We’d love to hear how it works for your stacks and what issues you encounter. The plan is to make this the default for v5.0.0.

FAQ

Why not handle scale-in with the lambda too?

We tried! For some unknown reason, ASG’s don’t fire lifecycle hooks when scaling in via directly setting DesiredCount. They do however fire them when terminating an instance with TerminateInstanceInAutoScalingGroup. We were perplexed too.

What about the other scaling configuration options?

With the new autoscaler enabled, the following options are respected:

MinSize
MaxSize
ScaleDownPeriod
InstanceCreationTimeout

Conversely, the following options are completely ignored:

ScaleUpAdjustment
ScaleDownAdjustment
ScaleCooldownPeriod

We might consider implementing ScaleUpAdjustment if there is interest, it could provide a min-bound for scale up.

How about all the metrics the stack used to publish?

With the new scaling enabled, we disable the old buildkite-agent-metrics lambda in favour of a smaller, nimbler all-in-one lambda that collects metrics and does the scaling. Whilst we do also publish ScheduledJobsCount and RunningJobsCount, that’s all. You can still run buildkite-agent-metrics directly, it works nicely without a queue so you can have one lambda power a whole organization of metrics.

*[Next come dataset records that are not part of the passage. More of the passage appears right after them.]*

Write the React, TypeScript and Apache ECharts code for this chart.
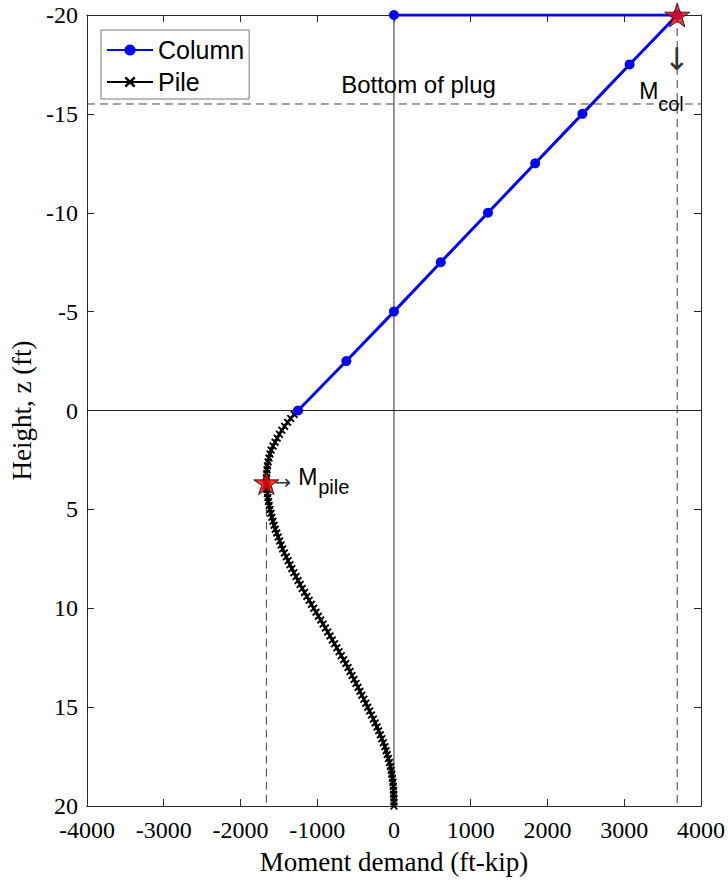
import React, { useEffect, useRef } from "react";
import * as echarts from "echarts";

// ---- axis ticks ----
const xTicks = [-4000, -3000, -2000, -1000, 0, 1000, 2000, 3000, 4000];
const zTicks = [-20, -15, -10, -5, 0, 5, 10, 15, 20];

// ---- Column series (height z in ft, moment in ft-kip) ----
const columnHeight = [-20, -20, -17.5, -15, -12.5, -10, -7.5, -5, -2.5, 0];
const columnMoment = [0, 3690, 3070, 2455, 1840, 1225, 610, 0, -620, -1250];

// ---- Pile series ----
const pileHeight = [
  0, 0.2, 0.4, 0.6, 0.8, 1, 1.2, 1.4, 1.6, 1.8,
  2, 2.2, 2.4, 2.6, 2.8, 3, 3.2, 3.4, 3.6, 3.8,
  4, 4.2, 4.4, 4.6, 4.8, 5, 5.2, 5.4, 5.6, 5.8,
  6, 6.2, 6.4, 6.6, 6.8, 7, 7.2, 7.4, 7.6, 7.8,
  8, 8.2, 8.4, 8.6, 8.8, 9, 9.2, 9.4, 9.6, 9.8,
  10, 10.2, 10.4, 10.6, 10.8, 11, 11.2, 11.4, 11.6, 11.8,
  12, 12.2, 12.4, 12.6, 12.8, 13, 13.2, 13.4, 13.6, 13.8,
  14, 14.2, 14.4, 14.6, 14.8, 15, 15.2, 15.4, 15.6, 15.8,
  16, 16.2, 16.4, 16.6, 16.8, 17, 17.2, 17.4, 17.6, 17.8,
  18, 18.2, 18.4, 18.6, 18.8, 19, 19.2, 19.4, 19.6, 19.8,
  20,
];
const pileMoment = [
  -1250, -1300, -1345, -1385, -1424, -1460, -1492, -1521, -1548, -1575,
  -1600, -1615, -1628, -1639, -1647, -1653, -1658, -1661, -1662, -1660,
  -1655, -1649, -1642, -1634, -1625, -1615, -1603, -1590, -1576, -1561,
  -1545, -1527, -1508, -1489, -1470, -1450, -1427, -1403, -1379, -1355,
  -1330, -1303, -1276, -1249, -1222, -1195, -1165, -1135, -1105, -1075,
  -1045, -1015, -984, -954, -923, -893, -863, -833, -803, -774,
  -744, -715, -686, -656, -627, -598, -572, -546, -520, -494,
  -468, -443, -418, -392, -367, -342, -317, -293, -268, -244,
  -220, -199, -178, -158, -138, -118, -102, -87, -72, -58,
  -45, -36, -28, -20, -13, -8, -5, -3, -1, 0,
  0,
];

// ---- maxima (stars) ----
const starMoment = [3690, -1662];
const starHeight = [-20, 3.65];

// ---- reference levels ----
const plugHeight = -15.5;

// ---- annotations ----
const annText = ["Bottom of plug", "\u2193", "M", "col", "\u2192", "M", "pile"];
const annMoment = [-688, 3688, 3195, 3442, -1450, -1247, -987];
const annHeight = [-16.51, -17.75, -16.18, -15.48, 3.62, 3.36, 3.88];

const SANS = "'Liberation Sans', Arial, Helvetica, sans-serif";
const SERIF = "'Liberation Serif', 'Times New Roman', serif";
const STAR =
  "path://M0,-1 L0.2245,-0.309 L0.951,-0.309 L0.363,0.118 L0.588,0.809 L0,0.382 L-0.588,0.809 L-0.363,0.118 L-0.951,-0.309 L-0.2245,-0.309 Z";
const CROSS =
  "path://M1,0 L3,2 L5,0 L6,1 L4,3 L6,5 L5,6 L3,4 L1,6 L0,5 L2,3 L0,1 Z";

const annStyles = [
  { fontSize: 24, align: "left", font: SANS, color: "#000" },
  { fontSize: 31, align: "center", font: "'DejaVu Sans', sans-serif", color: "#333" },
  { fontSize: 23, align: "left", font: SANS, color: "#000" },
  { fontSize: 20, align: "left", font: SANS, color: "#000" },
  { fontSize: 20, align: "center", font: "'DejaVu Sans', sans-serif", color: "#333" },
  { fontSize: 23, align: "left", font: SANS, color: "#000" },
  { fontSize: 20, align: "left", font: SANS, color: "#000" },
];

export default function App() {
  const ref = useRef<HTMLDivElement>(null);
  useEffect(() => {
    document.body.style.margin = "0";
    const chart = echarts.init(ref.current!, undefined, { renderer: "svg" });
    const xMin = xTicks[0];
    const xMax = xTicks[xTicks.length - 1];
    const zMin = zTicks[0];
    const zMax = zTicks[zTicks.length - 1];
    const xInt = xTicks[1] - xTicks[0];
    const zInt = zTicks[1] - zTicks[0];

    const axisCommon = {
      axisLine: { show: true, onZero: false, lineStyle: { color: "#262626", width: 1 } },
      axisTick: { show: true, inside: true, length: 7, lineStyle: { color: "#262626" } },
      splitLine: { show: false },
    };

    const refLine = (data: number[][], dashed: boolean) => ({
      type: "line",
      data,
      symbol: "none",
      silent: true,
      z: 1,
      lineStyle: {
        color: dashed ? "#404040" : "#262626",
        width: 1,
        type: dashed ? [8, 5] : "solid",
      },
    });

    chart.setOption({
      animation: false,
      backgroundColor: "#ffffff",
      grid: { left: 85, right: 27, top: 15, bottom: 76, containLabel: false },
      legend: {
        data: ["Column", "Pile"],
        orient: "vertical",
        left: 101,
        top: 30,
        padding: [6, 5, 3, 5],
        itemGap: 4,
        itemWidth: 46,
        itemHeight: 14,
        backgroundColor: "#ffffff",
        borderColor: "#777777",
        borderWidth: 1,
        borderRadius: 0,
        textStyle: { fontFamily: SANS, fontSize: 25, color: "#000", lineHeight: 28 },
      },
      xAxis: [
        {
          ...axisCommon,
          type: "value",
          min: xMin,
          max: xMax,
          interval: xInt,
          position: "bottom",
          name: "Moment demand (ft-kip)",
          nameLocation: "middle",
          nameGap: 42,
          nameTextStyle: { fontFamily: SERIF, fontSize: 27, color: "#000" },
          axisLabel: {
            margin: 12,
            fontFamily: SERIF,
            fontSize: 24,
            color: "#000",
            formatter: (v: number) => String(v),
          },
        },
        {
          ...axisCommon,
          type: "value",
          min: xMin,
          max: xMax,
          interval: xInt,
          position: "top",
          axisLabel: { show: false },
        },
      ],
      yAxis: [
        {
          ...axisCommon,
          type: "value",
          min: zMin,
          max: zMax,
          interval: zInt,
          inverse: true,
          position: "left",
          name: "Height, z (ft)",
          nameLocation: "middle",
          nameGap: 44,
          nameTextStyle: { fontFamily: SERIF, fontSize: 27, color: "#000" },
          axisLabel: {
            margin: 9,
            fontFamily: SERIF,
            fontSize: 24,
            color: "#000",
            formatter: (v: number) => String(v),
          },
        },
        {
          ...axisCommon,
          type: "value",
          min: zMin,
          max: zMax,
          interval: zInt,
          inverse: true,
          position: "right",
          axisLabel: { show: false },
        },
      ],
      series: [
        refLine([[0, zMin], [0, zMax]], false),
        refLine([[xMin, 0], [xMax, 0]], false),
        refLine([[xMin, plugHeight], [xMax, plugHeight]], true),
        refLine([[starMoment[0], starHeight[0]], [starMoment[0], zMax]], true),
        refLine([[starMoment[1], starHeight[1]], [starMoment[1], zMax]], true),
        {
          name: "Pile",
          type: "line",
          data: pileHeight.map((z, i) => [pileMoment[i], z]),
          symbol: CROSS,
          symbolSize: 8,
          showAllSymbol: true,
          z: 3,
          lineStyle: { color: "#000", width: 2.5 },
          itemStyle: { color: "#000" },
        },
        {
          name: "Column",
          type: "line",
          data: columnHeight.map((z, i) => [columnMoment[i], z]),
          symbol: "circle",
          symbolSize: 10,
          showAllSymbol: true,
          z: 4,
          lineStyle: { color: "#0000ff", width: 3 },
          itemStyle: { color: "#0000ff" },
        },
        {
          type: "scatter",
          data: starHeight.map((z, i) => [starMoment[i], z]),
          symbol: STAR,
          symbolKeepAspect: true,
          symbolSize: 25,
          z: 5,
          silent: true,
          itemStyle: { color: "#ff0000", borderColor: "#000", borderWidth: 1 },
        },
        {
          type: "scatter",
          z: 6,
          silent: true,
          symbolSize: 0,
          itemStyle: { color: "#000000", opacity: 1 },
          data: annText.map((t, i) => ({
            value: [annMoment[i], annHeight[i]],
            label: {
              show: true,
              formatter: t,
              position: [0, 0],
              verticalAlign: "middle",
              align: annStyles[i].align,
              fontFamily: annStyles[i].font,
              fontSize: annStyles[i].fontSize,
              color: annStyles[i].color,
              opacity: 1,
            },
          })),
        },
      ],
    });
    return () => chart.dispose();
  }, []);
  return (
    <div
      ref={ref}
      style={{ position: "absolute", left: 0, top: 0, width: 728, height: 882, background: "#fff" }}
    />
  );
}
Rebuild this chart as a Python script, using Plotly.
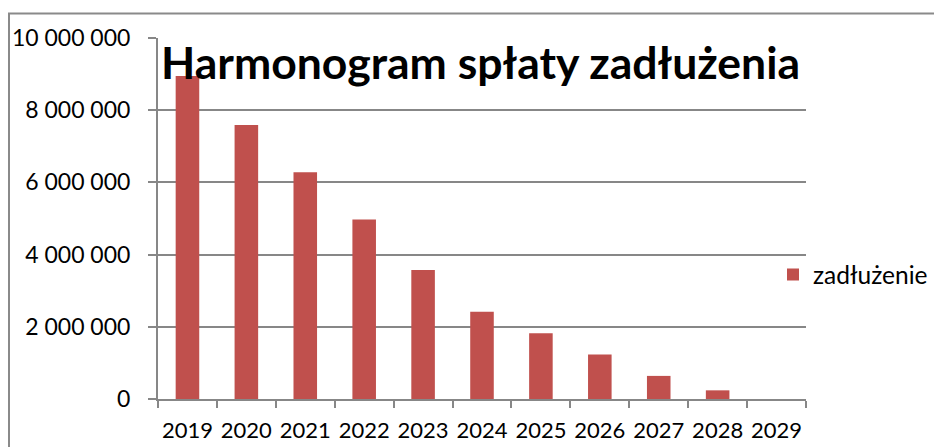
import plotly.graph_objects as go

years = ["2019", "2020", "2021", "2022", "2023", "2024", "2025", "2026", "2027", "2028", "2029"]
debt = [8950000, 7590000, 6280000, 4970000, 3570000, 2420000, 1820000, 1230000, 640000, 240000, 0]
y_tick_vals = [0, 2000000, 4000000, 6000000, 8000000, 10000000]
y_tick_text = ["0", "2 000 000", "4 000 000", "6 000 000", "8 000 000", "10 000 000"]
series_name = "zadłużenie"
title_text = "Harmonogram spłaty zadłużenia"

FONT = "Lato"
GRID = "#878787"

fig = go.Figure()
fig.add_trace(go.Bar(
    x=years, y=debt, name=series_name,
    marker=dict(color="#C0504D", line=dict(width=0)),
    showlegend=True,
))

# page body has an 8px margin; figure coordinates are window coordinates minus 8
W, H = 934, 439
L, T = 150, 30
R = W - 798
B = H - 391.5
pw, ph = W - L - R, H - T - B

def px_x(p):
    return (p - L) / pw

def px_y(p):
    return (H - B - p) / ph

fig.update_layout(
    width=W, height=H,
    margin=dict(l=L, r=R, t=T, b=B, pad=0, autoexpand=False),
    paper_bgcolor="white", plot_bgcolor="white",
    bargap=0.6,
    font=dict(family=FONT, size=23, color="black"),
    showlegend=True,
    legend=dict(
        x=px_x(765), y=px_y(267), xanchor="left", yanchor="middle",
        font=dict(family=FONT, size=24.5, color="black"),
        bgcolor="rgba(0,0,0,0)", borderwidth=0,
    ),
    xaxis=dict(
        type="category",
        automargin=False,
        tickangle=0,
        showgrid=False,
        showline=True, linecolor=GRID, linewidth=2,
        ticks="outside", tickson="boundaries", ticklen=7, tickwidth=2, tickcolor=GRID,
        ticklabelstandoff=11,
        tickfont=dict(family=FONT, size=22, color="black"),
        zeroline=False,
    ),
    yaxis=dict(
        automargin=False,
        range=[0, 10000000],
        tickvals=y_tick_vals, ticktext=y_tick_text,
        showgrid=True, gridcolor=GRID, gridwidth=2,
        showline=True, linecolor=GRID, linewidth=2,
        ticks="outside", ticklen=8, tickwidth=2, tickcolor=GRID,
        ticklabelstandoff=13,
        tickfont=dict(family=FONT, size=23, color="black"),
        zeroline=False,
    ),
    annotations=[dict(
        text="<b>" + title_text + "</b>",
        x=px_x(472.5), y=px_y(54), xref="paper", yref="paper",
        xanchor="center", yanchor="middle", showarrow=False,
        font=dict(family=FONT, size=44.5, color="black"),
    )],
    shapes=[dict(
        type="rect", xref="paper", yref="paper",
        x0=px_x(1), x1=px_x(960), y0=px_y(470), y1=px_y(5.5),
        line=dict(color="#8a8a8a", width=2), fillcolor="rgba(0,0,0,0)",
        layer="below",
    )],
)

fig.write_html("out.html")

Let us know if there are any metrics you really miss and we’ll consider adding them back.

Is anything broken?

I think I might have broken BuildkiteTerminateInstanceAfterJob

Help! My instances occasionally are very slow!

If you are using an instance type that has burstable CPU credits, you might be running into this: https://serverfault.com/questions/740498/why-do-ec2-t2-instances-sometimes-start-with-zero-cpu-credits

You can avoid cycling instances so often by using a much longer ScaleDownPeriod.

Why won’t my ASG’s provision more than 10 instances at a time?

Turns out there is a hidden setting on ASG’s that limit increases to batches of 10. If you email AWS support they will change this for you.

pagameba · April 26, 2019, 2:00pm

I’ve been using this scaler for a couple of weeks now and I really like the decrease in allocation time for build instances, we’ve seen a decrease from about 3.5 mins to 1.5 mins (qualitative assessment, I didn’t actually go back and measure too carefully). However, our build times are not decreasing because it doesn’t respect the ScaleUpAdjustment. Our builds generally follow a fan out/in approach where we build a docker image then run multiple tests on it simultaneously. Previously we’d wait 3.5+ minutes for the first set of images to become available but then tests would immediately have an agent available for running as soon as the build finished. Now, only a single agent is scheduled for the build phase but we also have to wait on agents in the test phase as well, so the net effect is about the same overall. It would be really useful for us if you implemented ScaleUpAdjustment.

Thanks for all the great work!

anon18197598 · April 28, 2019, 6:35am

Good idea, I’ve got a PR up at https://github.com/buildkite/buildkite-agent-scaler/pull/12. Feedback welcome.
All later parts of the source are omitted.